The consumer price index may have risen 3.8 percent in September from a year earlier, a Reuters poll of 11 economists showed, unchanged from the previous month's annual gain, which was the highest since January when the rate hit 4.0 percent.
The same poll showed that core inflation, which strips out some of the more volatile components including food, slightly picked up pace on-year in September to 4.4 percent after the previous month's 4.3 percent.
"We are not unduly worried about inflation," said Eugene Leow, an economist at DBS in Singapore. Flooding in August has raised food prices, but they should ease later, he said.
The central bank, which has a 3 to 5 percent target band for price growth in 2012, sees inflation at 3.4 percent at the end of the year, just above the 3.3 percent forecast by the polled economists.
Elsewhere in Asia, South Korea's annual inflation quickened for the first time in 10 months in September, but stayed within the target of the central bank, which is shifting focus to support growth.

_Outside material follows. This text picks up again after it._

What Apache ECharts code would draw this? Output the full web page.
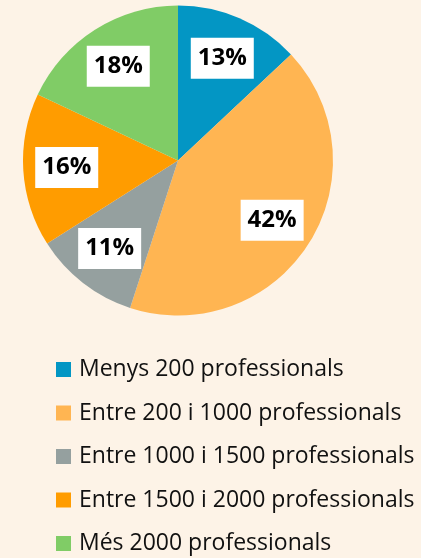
<!DOCTYPE html>
<html>
<head>
<meta charset="utf-8">
<script src="https://cdn.jsdelivr.net/npm/echarts@6/dist/echarts.min.js"></script>
<style>
    html, body { margin: 0; padding: 0; background: #fdf3e7; }
    #chart { width: 421px; height: 558px; }
</style>
</head>
<body>
<div id="chart"></div>
<script>
'use strict';

const categories = [
    'Menys 200 professionals',
    'Entre 200 i 1000 professionals',
    'Entre 1000 i 1500 professionals',
    'Entre 1500 i 2000 professionals',
    'Més 2000 professionals',
];
const shares = [13, 42, 11, 16, 18];
const colours = ['#0396c4', '#ffb552', '#95a09f', '#ff9c00', '#80cc66'];

const fontFamily = '"Open Sans", sans-serif';

document.addEventListener('DOMContentLoaded', () => {
    const pieData = categories.map((name, i) => ({ name, value: shares[i] }));

    const chart = echarts.init(document.getElementById('chart'));
    chart.setOption({
        backgroundColor: '#fdf3e7',
        animation: false,
        color: colours,
        legend: {
            orient: 'vertical',
            left: 56,
            top: 358,
            height: 400,
            padding: 0,
            itemWidth: 15,
            itemHeight: 15,
            itemGap: 20.5,
            icon: 'rect',
            data: categories,
            textStyle: {
                fontFamily,
                fontSize: 23,
                lineHeight: 21,
                color: '#111',
                padding: [0, 0, 0, 3],
            },
        },
        series: [
            {
                type: 'pie',
                center: [178, 160.5],
                radius: [0, 155],
                startAngle: 90,
                clockwise: true,
                label: { show: false },
                labelLine: { show: false },
                emphasis: { disabled: true },
                data: pieData,
            },
            {
                // transparent overlay so the labels sit at ~70% of the radius
                type: 'pie',
                center: [178, 160.5],
                radius: [62, 155],
                startAngle: 90,
                clockwise: true,
                silent: true,
                legendHoverLink: false,
                itemStyle: { color: 'rgba(0,0,0,0)' },
                emphasis: { disabled: true },
                label: {
                    show: true,
                    position: 'inside',
                    formatter: '{d}%',
                    fontFamily,
                    fontWeight: 'bold',
                    fontSize: 24,
                    color: '#000',
                    backgroundColor: '#fff',
                    width: 63,
                    height: 41,
                    lineHeight: 41,
                    align: 'center',
                },
                labelLine: { show: false },
                data: pieData,
            },
        ],
    });
});
</script>
</body>
</html>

Thailand's CPI rose more than expected, but that was partly due to a low base, and the central bank is likely to keep policy on hold.
The Philippine central bank governor, Amando Tetangco, told Reuters on Sept. 26 that policy stimulus currently in place was sufficient to support domestic growth, but policy can be eased if needed later this year.
The Philippine economy expanded 6.1 percent in the first six months from a year earlier. Policymakers are optimistic growth will hit the higher end of a 5 to 6 percent target for 2012, accelerating from last year's 3.9 percent expansion, despite weakening shipments of electronics, the main export earner.
"The global outlook remains challenging amid a slowdown in the major economies and external demand will continue to drag," DBS' Leow said. "Depending on how the export numbers play out, there may be a need for a further cut in the overnight borrowing rate in fourth quarter."
The Bangko Sentral ng Pilipinas, which next meets on Oct. 25 to review policy, has kept its overnight borrowing rate at a record low 3.75 percent following three cuts this year - the last in July - totaling 75 basis points. The cuts were aimed at shielding the economy against external shocks.
After the October meeting, the central bank's next and last one in 2012 will be on Dec. 13.